現在では、スマホをおもちでない一部の方を除き、ほぼすべてのお客さまに円滑にご利用いただいています。表は「hacomono」を利用している年代別の会員数の割合ですが、最高齢は90代の方です。

30代1.1%
40代3.7%
50代19.2%
60代33.9%
70代31.3%
80代10.1%
90代0.3%

一般的に、ご高齢のお客さまが多い店舗の場合、オンライン化を躊躇してしまいがちだと思います。しかし、導入前の準備さえしっかり行えば、問題なく導入できるはずです。事実、「マナビバ」で問題なく利用できていますから。

「マナビバ」でスムーズな導入につながった、事前準備のポイントは次の3つであったと考えています。

  • 1. お客さまに接する店長に仕様をしっかりと理解してもらった
  • 2. 店長がお客さまと同じ目線に立って、繰り返し丁寧に操作方法を説明した
  • 3. 店長用、お客さま用のマニュアルを準備した

特に2.は重要です。「マナビバ」の店長は20代でスマホは使い慣れていますが、お客さまのなかにはそうでない方も多くいます。店長には「『こう伝えれば理解してもらえるはず』と、自分の感覚を当たり前と思わないでほしい」と伝え、どこをクリックするのか、予約フローを丁寧に説明することを意識してもらいました。

導入前後1ヶ月ずつ、合計2ヶ月ほど繰り返しご案内した結果、導入2ヶ月目から問い合わせはほぼゼロになりました。

4. 参加者データをもとにスケジュール変更や人気講師の共通点を洗い出し、運営改善に活かす

「hacomono」には会員さまが、いつ、どのようなレッスンに参加しているのか、利用動向が蓄積されます。このデータを元に、参加人数の少ないレッスンを見つけ、それらを会員さまが参加しやすい時間帯に移動するなど、すべてのレッスンが活気に溢れるような編成を心がけています。
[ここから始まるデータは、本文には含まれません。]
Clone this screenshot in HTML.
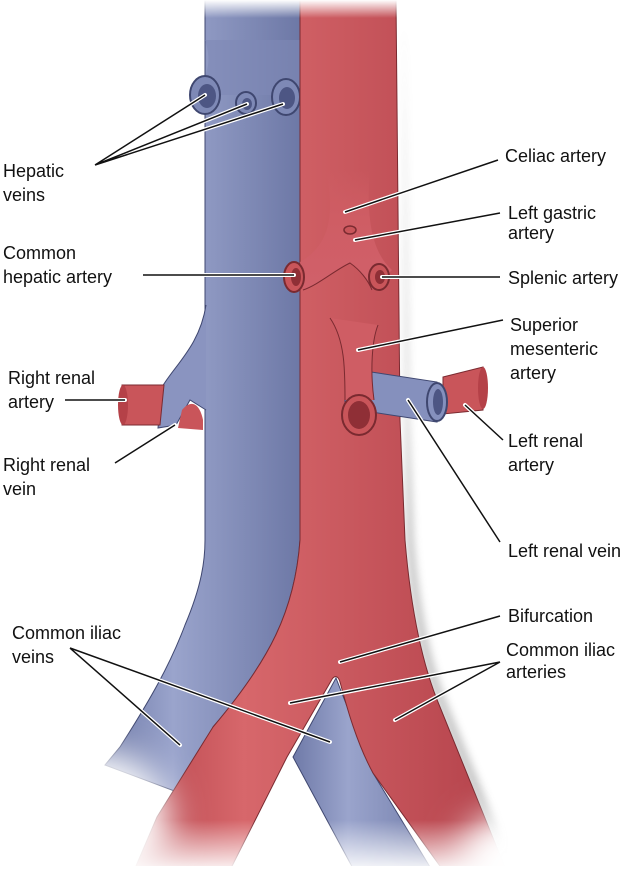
<!DOCTYPE html>
<html><head><meta charset="utf-8"><style>
html,body{margin:0;padding:0;background:#fff;}
svg{display:block;}
text{font-family:"Liberation Sans",sans-serif;font-size:18px;fill:#111;}
</style></head><body>
<svg width="642" height="873" viewBox="0 0 642 873" xmlns="http://www.w3.org/2000/svg">
<defs>
<linearGradient id="vb" x1="0" x2="1" y1="0" y2="0">
<stop offset="0" stop-color="#6f7aa8"/><stop offset="0.35" stop-color="#9aa4cc"/><stop offset="1" stop-color="#6d78a6"/></linearGradient>
<linearGradient id="ar" x1="0" x2="1" y1="0" y2="0">
<stop offset="0" stop-color="#b5424a"/><stop offset="0.3" stop-color="#d7676b"/><stop offset="1" stop-color="#b3414a"/></linearGradient>
<linearGradient id="cel" x1="0" x2="0" y1="0" y2="1">
<stop offset="0" stop-color="#cf5d64" stop-opacity="0"/><stop offset="0.4" stop-color="#cf5d64"/><stop offset="1" stop-color="#d0606a"/></linearGradient>
<linearGradient id="tg" x1="0" x2="0" y1="0" y2="1">
<stop offset="0" stop-color="#000"/><stop offset="1" stop-color="#fff"/></linearGradient>
<linearGradient id="bg" x1="0" x2="0" y1="0" y2="1">
<stop offset="0" stop-color="#fff"/><stop offset="1" stop-color="#000"/></linearGradient>
<filter id="bl" x="-100%" y="-100%" width="300%" height="300%"><feGaussianBlur stdDeviation="18"/></filter>
<mask id="m" maskUnits="userSpaceOnUse" x="0" y="0" width="642" height="873">
<rect x="0" y="0" width="642" height="873" fill="#fff"/>
<rect x="0" y="0" width="642" height="18" fill="url(#tg)"/>
<rect x="0" y="820" width="642" height="53" fill="url(#bg)"/>
<rect x="0" y="866" width="642" height="7" fill="#000"/>
<ellipse cx="90" cy="820" rx="80" ry="70" fill="#000" filter="url(#bl)"/>
<ellipse cx="520" cy="860" rx="60" ry="50" fill="#000" filter="url(#bl)"/>
</mask>
<filter id="sh" x="-50%" y="-20%" width="200%" height="140%"><feGaussianBlur stdDeviation="4"/></filter>
</defs>
<g mask="url(#m)">
<path d="M398,20 L403,420 L408,540 C413,600 423,660 443,707 L513,880 L500,880 L432,707 C412,660 404,600 400,540 Z" fill="#888" filter="url(#sh)" opacity="0.45" transform="translate(6,0)"/>
<path d="M336,678 L373,773 L450,900 L370,900 L293,757 Z" fill="url(#vb)" stroke="#3f4770" stroke-width="1"/>
<path d="M205,0 L300,0 L300,540 C295,610 270,660 213,727 L185,795 L105,765 L120,747 C150,700 170,665 185,625 C202,585 205,560 205,540 Z" fill="url(#vb)" stroke="#3f4770" stroke-width="1"/>
<path d="M206,305 C200,345 175,365 162,387 L158,428 L176,425 L190,400 L206,410 Z" fill="#8a94c0"/>
<path d="M206,305 C200,345 175,365 162,387 L158,428 L176,425 L190,400 L206,410" fill="none" stroke="#3f4770" stroke-width="1"/>
<path d="M122,385 L164,385 L160,425 L122,425 Z" fill="#c9555a" stroke="#7a2a30" stroke-width="1"/>
<ellipse cx="123" cy="405" rx="5" ry="20" fill="#b54148"/>
<path d="M182,410 C192,398 200,405 203,420 L203,430 L178,428 Z" fill="#c9555a"/>
<path d="M205,40 C215,70 200,80 200,95 L300,95 L300,40 Z" fill="#7e89b6" opacity="0.6"/>
<ellipse cx="205" cy="95" rx="15" ry="19" fill="#7e89b6" stroke="#3f4770" stroke-width="2"/>
<ellipse cx="207" cy="96" rx="9" ry="12" fill="#4d5684"/>
<ellipse cx="246" cy="103" rx="10" ry="11" fill="#7e89b6" stroke="#3f4770" stroke-width="2"/>
<ellipse cx="247" cy="104" rx="5" ry="6" fill="#4d5684"/>
<ellipse cx="286" cy="97" rx="14" ry="18" fill="#7e89b6" stroke="#3f4770" stroke-width="2"/>
<ellipse cx="287" cy="98" rx="8" ry="11" fill="#4d5684"/>
<path d="M300,0 L396,0 L400,420 L405,540 C410,600 420,660 440,707 L510,880 L450,880 L373,773 C355,740 345,700 340,682 C338,675 334,675 331,681 L287,757 L225,880 L130,880 L157,817 L213,727 C270,660 295,610 300,540 Z" fill="url(#ar)" stroke="#7a2a30" stroke-width="1"/>
</g>
<path d="M326,170 C335,215 330,245 300,262 L303,290 C318,285 335,270 350,263 C360,270 368,280 372,290 L392,270 C375,255 365,225 370,170 Z" fill="url(#cel)"/>
<path d="M303,290 C318,285 335,270 350,263 C360,270 368,280 372,290" fill="none" stroke="#7a2a30" stroke-width="1"/>
<ellipse cx="294" cy="277" rx="10" ry="15" fill="#c9555a" stroke="#7a2a30" stroke-width="2"/>
<ellipse cx="296" cy="277" rx="5" ry="9" fill="#8f2f36"/>
<ellipse cx="379" cy="277" rx="10" ry="13" fill="#c9555a" stroke="#7a2a30" stroke-width="2"/>
<ellipse cx="380" cy="277" rx="5" ry="7" fill="#8f2f36"/>
<ellipse cx="350" cy="230" rx="6" ry="4" fill="#c9555a" stroke="#7a2a30" stroke-width="1.5"/>
<path d="M345,368 L437,382 L437,422 L345,408 Z" fill="#8590bd" stroke="#3f4770" stroke-width="1"/>
<path d="M443,377 L483,367 L483,410 L443,414 Z" fill="#c9555a" stroke="#7a2a30" stroke-width="1"/>
<ellipse cx="483" cy="388" rx="5" ry="21" fill="#b54148"/>
<ellipse cx="437" cy="402" rx="10" ry="19" fill="#8590bd" stroke="#3f4770" stroke-width="2"/>
<ellipse cx="438" cy="402" rx="5" ry="13" fill="#4d5684"/>
<path d="M330,318 C345,340 345,370 345,400 L374,400 C370,370 372,340 378,325 Z" fill="#cf5d64"/>
<path d="M330,318 C345,340 345,370 345,400 M374,400 C370,370 372,340 378,325" fill="none" stroke="#7a2a30" stroke-width="1"/>
<ellipse cx="359" cy="415" rx="17" ry="20" fill="#c9555a" stroke="#7a2a30" stroke-width="2"/>
<ellipse cx="359" cy="415" rx="11" ry="14" fill="#8f2f36"/>
<g stroke="#fff" stroke-width="4" fill="none" stroke-linecap="round">
<path d="M95,165 L205,95 M95,165 L247,104 M95,165 L283,104 M143,275 L294,275 M65,400 L125,400 M115,463 L175,425 M70,648 L180,745 M70,648 L330,742 M498,160 L345,212 M500,213 L355,240 M500,277 L382,277 M503,320 L358,350 M503,440 L465,405 M500,542 L408,400 M500,616 L340,662 M500,662 L290,703 M500,662 L395,720"/>
</g>
<g stroke="#111" stroke-width="1.5" fill="none">
<path d="M95,165 L205,95 M95,165 L247,104 M95,165 L283,104 M143,275 L294,275 M65,400 L125,400 M115,463 L175,425 M70,648 L180,745 M70,648 L330,742 M498,160 L345,212 M500,213 L355,240 M500,277 L382,277 M503,320 L358,350 M503,440 L465,405 M500,542 L408,400 M500,616 L340,662 M500,662 L290,703 M500,662 L395,720"/>
</g>
<text x="3" y="177">Hepatic</text><text x="3" y="201">veins</text>
<text x="3" y="259">Common</text><text x="3" y="283">hepatic artery</text>
<text x="8" y="384">Right renal</text><text x="8" y="408">artery</text>
<text x="3" y="471">Right renal</text><text x="3" y="495">vein</text>
<text x="12" y="639">Common iliac</text><text x="12" y="663">veins</text>
<text x="505" y="162">Celiac artery</text>
<text x="508" y="219">Left gastric</text><text x="508" y="239">artery</text>
<text x="508" y="284">Splenic artery</text>
<text x="510" y="331">Superior</text><text x="510" y="355">mesenteric</text><text x="510" y="379">artery</text>
<text x="508" y="447">Left renal</text><text x="508" y="471">artery</text>
<text x="508" y="557">Left renal vein</text>
<text x="508" y="622">Bifurcation</text>
<text x="506" y="656">Common iliac</text><text x="506" y="678">arteries</text>
</svg>
</body></html>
「マナビバ」の場合、午後一番の13時台のレッスンへの参加率が高く、次に11時台、14時台のレッスンと続きます。逆に参加率が低いのが、朝一番の10時台のレッスンと、一番最後の15時台のレッスンです。参加人数が少ない15時台のレッスンを、13時台に移動すると、わずかですが参加者が増えることがあるんです。もともと参加者数が多かった人気のレッスンは、どの時間帯に移動しても変わらず人気なので、うまく工夫しながらスケジュールを調整しています。

ただ、スケジュール変更で増やせる人数には限界があり、講師の影響が大きいです。「hacomono」に蓄積されたデータを活用し、人気レッスンの状況を確認したところ、講師が積極的に会員さまとコミュニケーションをとる点が共通していることがわかりました。これを受けて、参加者数が少ないレッスンの講師にも、意識してより多く会員さまに話しかけてもらうよう伝えています。

5. 店舗をもたない「マナビバライト」を増やし「マナビバ」の認知度向上を目指す

2023年からは、レンタルスタジオを利用した「マナビバライト」をスタートしました。初期投資を最小限に抑え、スピーディに店舗を増やしていけることで「マナビバ」という名前を広めていきたいと考えています。何度チラシを配布しても、数年後になって初めて「ここに店舗があることを初めて知った」という方がいるなど、地道な販促活動ではなかなかリーチできない方がいることを実感したためです。「マナビバライト」の反応がよい地域には、「マナビバ」の出店も検討しています。

ゆくゆくは、自治体などから請け負うかたちで、公民館や地区センターでもレッスンを提供できないかと考えています。先日、市議会議員の方とお話する機会がありました。自治体でも住民の方が中心となって健康促進に向けた体操教室を実施しているのですが、思うように集客できていないようです。「マナビバ」のノウハウを活用することで、地域にいる多くの方に、レッスンを提供できたら嬉しいです。

私がエンジニアから「マナビバ」を運営する株式会社スマイルラボへ転職した理由の1つは、自分が運営しているサービスに対して喜ぶお客さまの顔を直接見たかったからです。さまざまな活動に取り組むことで、もっと多くの笑顔をこれからも見たいと思います。